→ **What is needed**: Extract the lines that hold the string "this".

→ **Recorded information**:
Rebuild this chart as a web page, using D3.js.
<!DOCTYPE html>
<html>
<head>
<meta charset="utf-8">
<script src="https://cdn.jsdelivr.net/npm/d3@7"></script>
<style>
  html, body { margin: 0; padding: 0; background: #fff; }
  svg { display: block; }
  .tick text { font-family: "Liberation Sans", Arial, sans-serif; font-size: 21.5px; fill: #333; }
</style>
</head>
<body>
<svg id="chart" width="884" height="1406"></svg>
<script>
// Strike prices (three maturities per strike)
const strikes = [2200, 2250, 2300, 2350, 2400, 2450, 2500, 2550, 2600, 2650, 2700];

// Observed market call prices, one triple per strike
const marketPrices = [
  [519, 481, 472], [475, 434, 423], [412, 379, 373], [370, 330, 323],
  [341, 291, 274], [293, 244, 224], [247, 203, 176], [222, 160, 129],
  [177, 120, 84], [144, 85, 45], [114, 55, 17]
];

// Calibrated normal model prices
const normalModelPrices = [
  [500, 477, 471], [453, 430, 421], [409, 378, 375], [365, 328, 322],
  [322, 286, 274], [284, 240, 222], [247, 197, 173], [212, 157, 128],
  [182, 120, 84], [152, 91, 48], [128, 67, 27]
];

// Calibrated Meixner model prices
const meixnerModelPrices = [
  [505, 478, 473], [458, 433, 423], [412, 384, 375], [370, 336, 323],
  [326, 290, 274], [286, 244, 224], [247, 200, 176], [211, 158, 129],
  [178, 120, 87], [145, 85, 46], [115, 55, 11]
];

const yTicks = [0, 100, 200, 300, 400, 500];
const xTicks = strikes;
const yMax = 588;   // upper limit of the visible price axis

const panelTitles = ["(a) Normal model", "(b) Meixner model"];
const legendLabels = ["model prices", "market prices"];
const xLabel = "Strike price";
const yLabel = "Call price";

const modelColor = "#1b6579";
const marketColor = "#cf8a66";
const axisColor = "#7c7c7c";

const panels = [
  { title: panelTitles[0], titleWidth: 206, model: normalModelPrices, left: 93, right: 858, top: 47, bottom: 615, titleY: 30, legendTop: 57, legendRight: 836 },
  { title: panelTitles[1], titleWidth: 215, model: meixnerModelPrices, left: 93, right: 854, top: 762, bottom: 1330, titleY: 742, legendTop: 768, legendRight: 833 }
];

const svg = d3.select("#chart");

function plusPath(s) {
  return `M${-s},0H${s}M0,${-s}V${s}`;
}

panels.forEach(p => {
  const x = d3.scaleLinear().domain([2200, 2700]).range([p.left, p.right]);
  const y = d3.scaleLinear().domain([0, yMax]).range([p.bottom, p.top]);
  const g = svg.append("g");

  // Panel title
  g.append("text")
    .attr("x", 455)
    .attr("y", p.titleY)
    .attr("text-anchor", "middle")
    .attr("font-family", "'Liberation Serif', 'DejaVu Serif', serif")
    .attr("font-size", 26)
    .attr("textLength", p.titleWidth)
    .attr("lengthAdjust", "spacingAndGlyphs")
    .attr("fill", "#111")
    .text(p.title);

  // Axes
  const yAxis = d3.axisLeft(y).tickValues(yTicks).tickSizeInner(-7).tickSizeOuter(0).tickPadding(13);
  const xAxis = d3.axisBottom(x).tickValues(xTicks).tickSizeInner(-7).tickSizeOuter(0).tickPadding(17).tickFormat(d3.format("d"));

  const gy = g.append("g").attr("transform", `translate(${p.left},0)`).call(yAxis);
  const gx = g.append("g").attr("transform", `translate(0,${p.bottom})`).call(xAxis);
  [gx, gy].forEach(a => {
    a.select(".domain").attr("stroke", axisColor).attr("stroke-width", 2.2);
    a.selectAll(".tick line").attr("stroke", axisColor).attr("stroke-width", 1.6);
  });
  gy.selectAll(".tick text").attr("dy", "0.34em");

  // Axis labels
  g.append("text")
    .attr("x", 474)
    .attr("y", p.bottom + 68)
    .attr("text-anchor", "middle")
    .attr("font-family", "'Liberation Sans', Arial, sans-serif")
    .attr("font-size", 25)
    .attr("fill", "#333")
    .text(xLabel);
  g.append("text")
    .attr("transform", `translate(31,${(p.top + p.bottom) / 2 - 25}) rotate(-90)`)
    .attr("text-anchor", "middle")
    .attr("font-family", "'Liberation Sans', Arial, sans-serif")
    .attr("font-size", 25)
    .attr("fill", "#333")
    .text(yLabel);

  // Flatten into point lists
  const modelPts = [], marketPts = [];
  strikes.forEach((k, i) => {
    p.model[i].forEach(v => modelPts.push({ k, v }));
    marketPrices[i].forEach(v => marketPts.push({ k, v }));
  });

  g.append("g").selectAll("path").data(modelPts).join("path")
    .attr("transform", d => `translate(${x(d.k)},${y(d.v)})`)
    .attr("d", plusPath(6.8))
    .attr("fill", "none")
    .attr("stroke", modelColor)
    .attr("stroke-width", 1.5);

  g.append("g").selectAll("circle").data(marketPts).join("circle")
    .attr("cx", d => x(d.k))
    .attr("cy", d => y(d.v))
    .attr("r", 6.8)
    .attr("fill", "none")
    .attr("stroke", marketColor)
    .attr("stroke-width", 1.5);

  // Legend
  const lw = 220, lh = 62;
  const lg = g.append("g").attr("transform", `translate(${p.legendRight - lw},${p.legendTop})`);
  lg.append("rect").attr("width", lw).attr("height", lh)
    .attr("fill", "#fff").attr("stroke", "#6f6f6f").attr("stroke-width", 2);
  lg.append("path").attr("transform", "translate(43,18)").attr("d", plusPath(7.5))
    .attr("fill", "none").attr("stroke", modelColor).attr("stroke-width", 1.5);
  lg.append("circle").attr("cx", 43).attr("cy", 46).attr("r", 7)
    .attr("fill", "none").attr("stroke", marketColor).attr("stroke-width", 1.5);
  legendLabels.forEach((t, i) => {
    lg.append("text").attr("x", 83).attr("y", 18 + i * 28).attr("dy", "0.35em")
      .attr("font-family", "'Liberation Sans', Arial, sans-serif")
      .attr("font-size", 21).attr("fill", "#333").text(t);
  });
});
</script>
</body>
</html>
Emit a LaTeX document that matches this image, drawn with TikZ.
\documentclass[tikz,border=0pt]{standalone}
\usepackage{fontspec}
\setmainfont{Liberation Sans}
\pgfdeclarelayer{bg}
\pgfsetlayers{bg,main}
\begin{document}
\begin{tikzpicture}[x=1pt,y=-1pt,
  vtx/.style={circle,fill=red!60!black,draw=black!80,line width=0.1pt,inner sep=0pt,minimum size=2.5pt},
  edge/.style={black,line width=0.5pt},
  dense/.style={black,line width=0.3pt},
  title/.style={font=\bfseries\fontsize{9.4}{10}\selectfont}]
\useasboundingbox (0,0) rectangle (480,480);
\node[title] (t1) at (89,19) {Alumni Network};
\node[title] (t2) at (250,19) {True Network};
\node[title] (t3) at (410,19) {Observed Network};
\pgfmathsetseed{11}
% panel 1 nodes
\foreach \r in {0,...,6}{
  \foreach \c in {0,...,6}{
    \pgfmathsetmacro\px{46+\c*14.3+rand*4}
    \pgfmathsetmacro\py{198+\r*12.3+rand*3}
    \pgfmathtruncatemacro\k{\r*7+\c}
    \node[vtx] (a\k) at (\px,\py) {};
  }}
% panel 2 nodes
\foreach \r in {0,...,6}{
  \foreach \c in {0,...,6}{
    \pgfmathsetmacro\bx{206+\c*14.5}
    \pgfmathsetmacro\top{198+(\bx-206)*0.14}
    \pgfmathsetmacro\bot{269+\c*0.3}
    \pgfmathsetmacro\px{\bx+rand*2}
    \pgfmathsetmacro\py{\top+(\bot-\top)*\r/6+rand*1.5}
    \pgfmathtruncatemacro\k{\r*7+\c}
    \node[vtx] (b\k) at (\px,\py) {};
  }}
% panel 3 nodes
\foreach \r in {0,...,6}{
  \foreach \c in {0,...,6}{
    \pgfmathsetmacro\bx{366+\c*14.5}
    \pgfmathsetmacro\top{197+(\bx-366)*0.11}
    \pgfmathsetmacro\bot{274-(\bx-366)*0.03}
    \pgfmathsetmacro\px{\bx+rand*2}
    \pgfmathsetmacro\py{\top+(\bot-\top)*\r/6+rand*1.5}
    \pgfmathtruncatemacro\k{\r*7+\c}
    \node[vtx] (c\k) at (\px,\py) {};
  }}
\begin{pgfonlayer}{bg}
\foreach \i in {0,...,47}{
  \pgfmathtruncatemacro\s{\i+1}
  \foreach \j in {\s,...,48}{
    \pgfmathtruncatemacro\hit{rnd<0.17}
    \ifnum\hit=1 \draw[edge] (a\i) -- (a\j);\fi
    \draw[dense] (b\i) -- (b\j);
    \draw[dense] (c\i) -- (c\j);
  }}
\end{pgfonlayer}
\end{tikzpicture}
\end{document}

→ **Exercise answer**:
Rebuild this chart as a web page, using D3.js.
Emit a LaTeX document that matches this image, drawn with TikZ.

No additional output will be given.